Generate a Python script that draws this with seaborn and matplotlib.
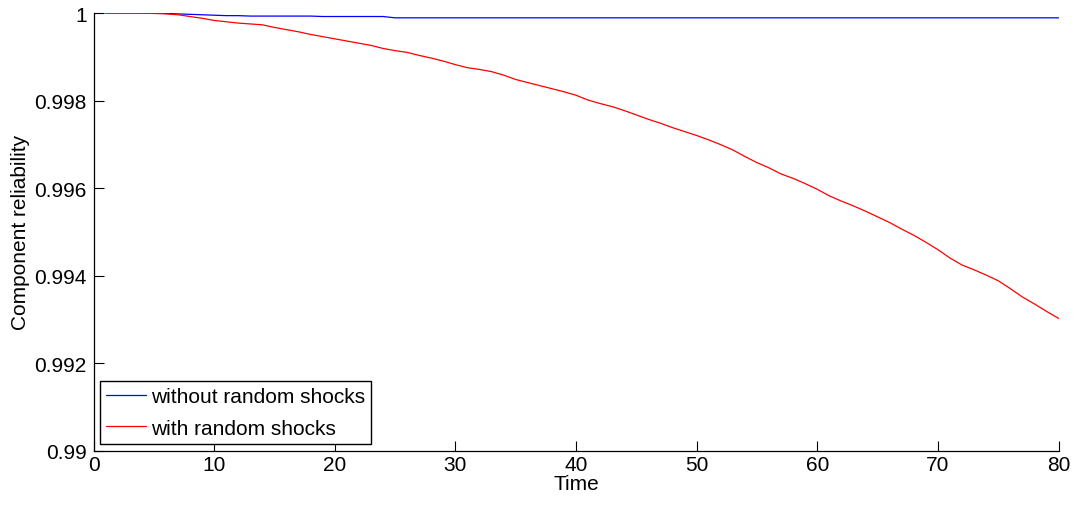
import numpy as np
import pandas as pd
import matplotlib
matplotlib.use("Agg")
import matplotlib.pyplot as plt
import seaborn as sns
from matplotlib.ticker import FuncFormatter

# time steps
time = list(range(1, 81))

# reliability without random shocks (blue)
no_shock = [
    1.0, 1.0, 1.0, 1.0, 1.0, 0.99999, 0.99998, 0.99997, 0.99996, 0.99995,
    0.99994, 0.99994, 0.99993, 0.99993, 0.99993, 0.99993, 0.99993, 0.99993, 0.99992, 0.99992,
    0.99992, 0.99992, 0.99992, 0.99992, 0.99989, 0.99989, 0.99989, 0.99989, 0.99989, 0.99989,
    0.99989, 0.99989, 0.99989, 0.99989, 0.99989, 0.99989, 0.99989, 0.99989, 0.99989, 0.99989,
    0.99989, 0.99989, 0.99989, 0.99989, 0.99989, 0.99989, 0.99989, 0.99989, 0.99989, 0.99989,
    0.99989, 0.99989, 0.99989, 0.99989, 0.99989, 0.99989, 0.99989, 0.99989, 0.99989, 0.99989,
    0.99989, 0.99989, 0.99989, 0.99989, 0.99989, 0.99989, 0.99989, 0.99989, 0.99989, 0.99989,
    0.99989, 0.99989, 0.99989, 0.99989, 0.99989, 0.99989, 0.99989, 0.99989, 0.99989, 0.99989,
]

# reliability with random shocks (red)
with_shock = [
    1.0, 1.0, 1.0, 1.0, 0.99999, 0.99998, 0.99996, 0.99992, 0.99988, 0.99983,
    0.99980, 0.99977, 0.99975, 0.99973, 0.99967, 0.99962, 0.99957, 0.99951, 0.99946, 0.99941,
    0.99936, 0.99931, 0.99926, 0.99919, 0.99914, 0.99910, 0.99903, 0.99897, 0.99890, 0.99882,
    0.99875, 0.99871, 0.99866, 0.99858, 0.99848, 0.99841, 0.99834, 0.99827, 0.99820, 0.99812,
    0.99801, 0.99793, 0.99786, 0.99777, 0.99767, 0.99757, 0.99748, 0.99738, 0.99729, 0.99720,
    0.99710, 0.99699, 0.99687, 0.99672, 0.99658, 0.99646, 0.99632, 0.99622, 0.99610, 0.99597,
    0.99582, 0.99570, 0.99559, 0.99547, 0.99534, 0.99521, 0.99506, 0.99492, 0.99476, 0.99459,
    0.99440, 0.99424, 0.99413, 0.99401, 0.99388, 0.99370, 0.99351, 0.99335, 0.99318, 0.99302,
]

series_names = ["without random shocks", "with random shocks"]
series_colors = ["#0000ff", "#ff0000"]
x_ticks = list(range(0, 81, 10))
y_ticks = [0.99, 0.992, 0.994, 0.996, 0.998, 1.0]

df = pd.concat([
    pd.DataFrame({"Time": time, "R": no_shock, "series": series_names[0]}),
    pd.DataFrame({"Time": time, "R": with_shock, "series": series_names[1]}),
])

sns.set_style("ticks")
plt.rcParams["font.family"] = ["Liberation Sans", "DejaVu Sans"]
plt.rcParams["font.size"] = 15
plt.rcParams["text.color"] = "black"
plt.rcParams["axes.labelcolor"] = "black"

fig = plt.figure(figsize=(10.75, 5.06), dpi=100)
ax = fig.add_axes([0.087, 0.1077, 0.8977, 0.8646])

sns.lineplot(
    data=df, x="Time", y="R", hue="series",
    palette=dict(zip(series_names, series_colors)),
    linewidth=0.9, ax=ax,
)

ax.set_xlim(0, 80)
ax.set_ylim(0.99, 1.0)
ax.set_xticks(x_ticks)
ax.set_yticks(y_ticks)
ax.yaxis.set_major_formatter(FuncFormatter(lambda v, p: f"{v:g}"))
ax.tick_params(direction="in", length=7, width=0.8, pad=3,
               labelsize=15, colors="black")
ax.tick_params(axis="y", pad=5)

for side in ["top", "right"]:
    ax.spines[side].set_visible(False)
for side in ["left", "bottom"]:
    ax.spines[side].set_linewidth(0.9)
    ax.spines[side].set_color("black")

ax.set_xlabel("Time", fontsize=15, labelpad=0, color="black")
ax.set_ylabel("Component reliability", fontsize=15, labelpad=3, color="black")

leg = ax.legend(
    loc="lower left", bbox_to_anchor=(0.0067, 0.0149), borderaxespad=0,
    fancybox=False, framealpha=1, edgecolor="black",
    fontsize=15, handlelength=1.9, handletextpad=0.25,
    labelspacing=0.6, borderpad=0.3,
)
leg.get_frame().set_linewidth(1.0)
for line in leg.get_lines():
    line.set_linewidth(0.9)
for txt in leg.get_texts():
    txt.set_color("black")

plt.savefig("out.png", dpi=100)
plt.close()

○ ○ ○ ○ ○ ○ ○

**Aim of the exercise**
Word for word, quote the full listing, omitting every picture.

**Solution for this exercise**
Generate a Python script that draws this with seaborn and matplotlib.
import numpy as np
import pandas as pd
import matplotlib
matplotlib.use("Agg")
import matplotlib.pyplot as plt
import seaborn as sns
from matplotlib.ticker import FuncFormatter

# time steps
time = list(range(1, 81))

# reliability without random shocks (blue)
no_shock = [
    1.0, 1.0, 1.0, 1.0, 1.0, 0.99999, 0.99998, 0.99997, 0.99996, 0.99995,
    0.99994, 0.99994, 0.99993, 0.99993, 0.99993, 0.99993, 0.99993, 0.99993, 0.99992, 0.99992,
    0.99992, 0.99992, 0.99992, 0.99992, 0.99989, 0.99989, 0.99989, 0.99989, 0.99989, 0.99989,
    0.99989, 0.99989, 0.99989, 0.99989, 0.99989, 0.99989, 0.99989, 0.99989, 0.99989, 0.99989,
    0.99989, 0.99989, 0.99989, 0.99989, 0.99989, 0.99989, 0.99989, 0.99989, 0.99989, 0.99989,
    0.99989, 0.99989, 0.99989, 0.99989, 0.99989, 0.99989, 0.99989, 0.99989, 0.99989, 0.99989,
    0.99989, 0.99989, 0.99989, 0.99989, 0.99989, 0.99989, 0.99989, 0.99989, 0.99989, 0.99989,
    0.99989, 0.99989, 0.99989, 0.99989, 0.99989, 0.99989, 0.99989, 0.99989, 0.99989, 0.99989,
]

# reliability with random shocks (red)
with_shock = [
    1.0, 1.0, 1.0, 1.0, 0.99999, 0.99998, 0.99996, 0.99992, 0.99988, 0.99983,
    0.99980, 0.99977, 0.99975, 0.99973, 0.99967, 0.99962, 0.99957, 0.99951, 0.99946, 0.99941,
    0.99936, 0.99931, 0.99926, 0.99919, 0.99914, 0.99910, 0.99903, 0.99897, 0.99890, 0.99882,
    0.99875, 0.99871, 0.99866, 0.99858, 0.99848, 0.99841, 0.99834, 0.99827, 0.99820, 0.99812,
    0.99801, 0.99793, 0.99786, 0.99777, 0.99767, 0.99757, 0.99748, 0.99738, 0.99729, 0.99720,
    0.99710, 0.99699, 0.99687, 0.99672, 0.99658, 0.99646, 0.99632, 0.99622, 0.99610, 0.99597,
    0.99582, 0.99570, 0.99559, 0.99547, 0.99534, 0.99521, 0.99506, 0.99492, 0.99476, 0.99459,
    0.99440, 0.99424, 0.99413, 0.99401, 0.99388, 0.99370, 0.99351, 0.99335, 0.99318, 0.99302,
]

series_names = ["without random shocks", "with random shocks"]
series_colors = ["#0000ff", "#ff0000"]
x_ticks = list(range(0, 81, 10))
y_ticks = [0.99, 0.992, 0.994, 0.996, 0.998, 1.0]

df = pd.concat([
    pd.DataFrame({"Time": time, "R": no_shock, "series": series_names[0]}),
    pd.DataFrame({"Time": time, "R": with_shock, "series": series_names[1]}),
])

sns.set_style("ticks")
plt.rcParams["font.family"] = ["Liberation Sans", "DejaVu Sans"]
plt.rcParams["font.size"] = 15
plt.rcParams["text.color"] = "black"
plt.rcParams["axes.labelcolor"] = "black"

fig = plt.figure(figsize=(10.75, 5.06), dpi=100)
ax = fig.add_axes([0.087, 0.1077, 0.8977, 0.8646])

sns.lineplot(
    data=df, x="Time", y="R", hue="series",
    palette=dict(zip(series_names, series_colors)),
    linewidth=0.9, ax=ax,
)

ax.set_xlim(0, 80)
ax.set_ylim(0.99, 1.0)
ax.set_xticks(x_ticks)
ax.set_yticks(y_ticks)
ax.yaxis.set_major_formatter(FuncFormatter(lambda v, p: f"{v:g}"))
ax.tick_params(direction="in", length=7, width=0.8, pad=3,
               labelsize=15, colors="black")
ax.tick_params(axis="y", pad=5)

for side in ["top", "right"]:
    ax.spines[side].set_visible(False)
for side in ["left", "bottom"]:
    ax.spines[side].set_linewidth(0.9)
    ax.spines[side].set_color("black")

ax.set_xlabel("Time", fontsize=15, labelpad=0, color="black")
ax.set_ylabel("Component reliability", fontsize=15, labelpad=3, color="black")

leg = ax.legend(
    loc="lower left", bbox_to_anchor=(0.0067, 0.0149), borderaxespad=0,
    fancybox=False, framealpha=1, edgecolor="black",
    fontsize=15, handlelength=1.9, handletextpad=0.25,
    labelspacing=0.6, borderpad=0.3,
)
leg.get_frame().set_linewidth(1.0)
for line in leg.get_lines():
    line.set_linewidth(0.9)
for txt in leg.get_texts():
    txt.set_color("black")

plt.savefig("out.png", dpi=100)
plt.close()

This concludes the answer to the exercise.